── SUPPLIED INFORMATION ──
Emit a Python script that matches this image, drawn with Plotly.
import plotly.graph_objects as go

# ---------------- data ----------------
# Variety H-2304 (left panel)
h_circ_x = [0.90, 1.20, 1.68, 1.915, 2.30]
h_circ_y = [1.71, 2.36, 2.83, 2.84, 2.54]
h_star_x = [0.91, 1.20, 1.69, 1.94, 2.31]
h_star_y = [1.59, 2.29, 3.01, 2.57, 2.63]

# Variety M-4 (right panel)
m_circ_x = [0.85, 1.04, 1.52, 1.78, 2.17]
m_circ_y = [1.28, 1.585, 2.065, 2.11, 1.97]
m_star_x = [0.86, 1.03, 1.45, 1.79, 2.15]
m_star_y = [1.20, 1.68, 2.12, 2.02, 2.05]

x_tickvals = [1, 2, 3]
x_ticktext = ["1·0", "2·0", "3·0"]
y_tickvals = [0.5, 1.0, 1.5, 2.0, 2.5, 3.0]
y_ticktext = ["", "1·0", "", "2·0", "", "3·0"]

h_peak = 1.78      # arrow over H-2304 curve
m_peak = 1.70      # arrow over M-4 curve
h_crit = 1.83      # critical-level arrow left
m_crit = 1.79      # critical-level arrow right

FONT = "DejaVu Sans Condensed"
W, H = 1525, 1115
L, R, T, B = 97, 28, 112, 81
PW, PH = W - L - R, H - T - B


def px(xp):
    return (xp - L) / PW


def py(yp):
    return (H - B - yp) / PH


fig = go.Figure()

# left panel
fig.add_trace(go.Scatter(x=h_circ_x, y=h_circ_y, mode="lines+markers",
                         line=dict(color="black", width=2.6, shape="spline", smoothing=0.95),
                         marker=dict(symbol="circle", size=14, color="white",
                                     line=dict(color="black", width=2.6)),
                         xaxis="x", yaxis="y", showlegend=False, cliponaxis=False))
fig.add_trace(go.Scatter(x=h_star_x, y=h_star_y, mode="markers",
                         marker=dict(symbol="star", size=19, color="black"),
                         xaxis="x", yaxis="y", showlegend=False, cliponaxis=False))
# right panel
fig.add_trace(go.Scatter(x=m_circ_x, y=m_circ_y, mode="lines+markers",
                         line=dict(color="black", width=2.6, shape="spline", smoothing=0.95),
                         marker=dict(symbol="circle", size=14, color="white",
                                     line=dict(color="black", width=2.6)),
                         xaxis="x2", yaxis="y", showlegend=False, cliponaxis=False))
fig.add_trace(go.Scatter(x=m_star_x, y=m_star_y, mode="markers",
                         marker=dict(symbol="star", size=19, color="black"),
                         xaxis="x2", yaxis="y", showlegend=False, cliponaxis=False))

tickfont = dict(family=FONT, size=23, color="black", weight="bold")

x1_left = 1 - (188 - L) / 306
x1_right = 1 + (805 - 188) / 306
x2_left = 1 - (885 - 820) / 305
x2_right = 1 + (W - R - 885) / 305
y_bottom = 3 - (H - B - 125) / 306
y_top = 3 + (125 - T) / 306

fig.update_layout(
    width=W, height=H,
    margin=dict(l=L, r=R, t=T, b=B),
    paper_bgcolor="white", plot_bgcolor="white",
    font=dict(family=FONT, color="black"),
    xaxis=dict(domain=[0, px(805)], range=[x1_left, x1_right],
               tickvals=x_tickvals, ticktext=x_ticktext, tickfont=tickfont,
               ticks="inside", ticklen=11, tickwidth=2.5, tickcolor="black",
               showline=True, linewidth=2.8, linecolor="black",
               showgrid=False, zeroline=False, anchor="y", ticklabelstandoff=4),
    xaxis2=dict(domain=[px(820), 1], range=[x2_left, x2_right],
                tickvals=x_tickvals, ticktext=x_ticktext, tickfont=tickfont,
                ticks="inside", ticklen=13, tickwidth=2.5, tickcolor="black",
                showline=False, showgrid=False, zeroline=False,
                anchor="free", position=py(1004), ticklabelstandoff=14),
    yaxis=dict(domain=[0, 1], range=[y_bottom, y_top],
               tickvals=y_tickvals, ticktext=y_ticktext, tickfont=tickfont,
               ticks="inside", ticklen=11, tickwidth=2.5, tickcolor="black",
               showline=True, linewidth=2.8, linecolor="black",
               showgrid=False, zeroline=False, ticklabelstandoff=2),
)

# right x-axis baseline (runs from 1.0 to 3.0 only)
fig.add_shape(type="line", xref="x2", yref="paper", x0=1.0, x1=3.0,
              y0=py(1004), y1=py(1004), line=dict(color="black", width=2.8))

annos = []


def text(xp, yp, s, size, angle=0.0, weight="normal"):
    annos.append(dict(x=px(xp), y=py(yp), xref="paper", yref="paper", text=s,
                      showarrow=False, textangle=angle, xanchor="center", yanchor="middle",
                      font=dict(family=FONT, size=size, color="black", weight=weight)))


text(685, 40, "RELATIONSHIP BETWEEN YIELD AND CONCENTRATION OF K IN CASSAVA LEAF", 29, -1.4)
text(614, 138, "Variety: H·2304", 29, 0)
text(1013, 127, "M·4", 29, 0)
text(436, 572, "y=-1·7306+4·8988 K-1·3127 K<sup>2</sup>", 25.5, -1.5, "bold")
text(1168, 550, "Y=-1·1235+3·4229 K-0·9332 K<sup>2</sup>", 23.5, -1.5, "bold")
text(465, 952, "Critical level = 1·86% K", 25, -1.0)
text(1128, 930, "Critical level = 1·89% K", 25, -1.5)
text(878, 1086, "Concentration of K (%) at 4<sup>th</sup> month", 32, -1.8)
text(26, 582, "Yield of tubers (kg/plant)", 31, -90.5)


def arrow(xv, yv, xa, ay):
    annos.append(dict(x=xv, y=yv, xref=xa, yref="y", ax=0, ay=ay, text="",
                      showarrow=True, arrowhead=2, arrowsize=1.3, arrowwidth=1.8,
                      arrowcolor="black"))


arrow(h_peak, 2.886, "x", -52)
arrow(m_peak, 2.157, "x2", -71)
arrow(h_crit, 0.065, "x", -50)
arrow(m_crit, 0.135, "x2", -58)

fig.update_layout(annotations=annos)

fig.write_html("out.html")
───
Return only the lines spanning from the first line of the material through the line with "h_star_y = [1.59, 2.29, 3.01, 2.57, 2.63]", copied exactly, both ends kept.

Emit a Python script that matches this image, drawn with Plotly.
import plotly.graph_objects as go

# ---------------- data ----------------
# Variety H-2304 (left panel)
h_circ_x = [0.90, 1.20, 1.68, 1.915, 2.30]
h_circ_y = [1.71, 2.36, 2.83, 2.84, 2.54]
h_star_x = [0.91, 1.20, 1.69, 1.94, 2.31]
h_star_y = [1.59, 2.29, 3.01, 2.57, 2.63]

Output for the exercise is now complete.